Having spent his time on the East Coast and then, in the 10 years he’s lived here, slowly shedding his own East Coast snobbery makes him better suited, he figures, for handling the elitism of some East Coast literati. “I know how they all think--that East Coast-centric thinking--because it was how I used to think.”

But living in California--away from East Coast friends, influences and the syncopation of the streets and of daily life--has influenced the way he writes and even thinks about the page. It’s changed him, he says, in more ways than he could have expected.

“I’d absorbed all of New York. The urban rhythms there. But, like Miles, when he would talk not just about style, but about different styles, it made sense. When I was 20, I was writing this way, 30 another, 40 another kind of piece. So as the person evolves, the work is the mirror of the evolution. Over time I could see my voice changing. I wanted it to change. It finally got to the point where I could write these longer lines. They’ve become the tone to carry me into my 70s. Not that I can’t slip back into that N.Y. flip if I want to. But I have evolved another voice that can carry me into my old.... Hold on a sec--”

It’s Tavis Smiley on the phone again.

“Tavis is not used to waiting.”

Troupe, from his new post, figures he can share his history, context and perspective widely. “I would like to take poetry to lunch at all of the major corporations around California. Movie studios. Newspapers. Churches. Places poetry has never been. Maybe for a half an hour or 20 minutes at lunchtime. Maybe before Laker basketball, Dodger baseball. After the national anthem. We bring them in and people can begin to understand that poets can and will be part of the culture. Poets. Not rappers. Poets,” he underscores.


“I want to see poetry stitched through every fabric of Californians’ lives so that we can appreciate the power and the glory and wisdom of poetry. And not laugh at it.
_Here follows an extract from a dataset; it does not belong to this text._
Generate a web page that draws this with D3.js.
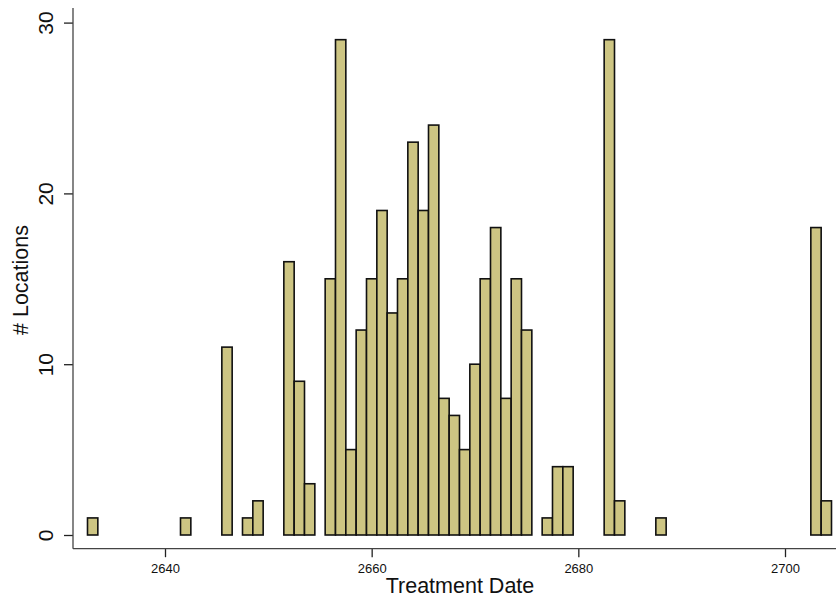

The engineer at Caltech needs to understand that his life needs balance, that art is just as difficult as putting together a mathematical equation. It’s just as important to the culture as being a Hollywood actor or being a doctor. To become a really great poet is just like going to med school. I’ll push that too. I’m a prime example how all of this can make you human.”

Spreading that message will make him a bit of pied piper, like Miles with his transforming horn. “I work with a lot of musicians,” says Troupe. “They may open up a little space for me, and I can make it up on the spot. But if you’re not prepared, sometime you fall on your face,” he cautions, teasing out his metaphor. “If a musician ... takes[s] the floor out from under you, then you go into a free fall. You have to catch yourself, pull a parachute at that point.” In other words, “You’ve got to come back to the text.”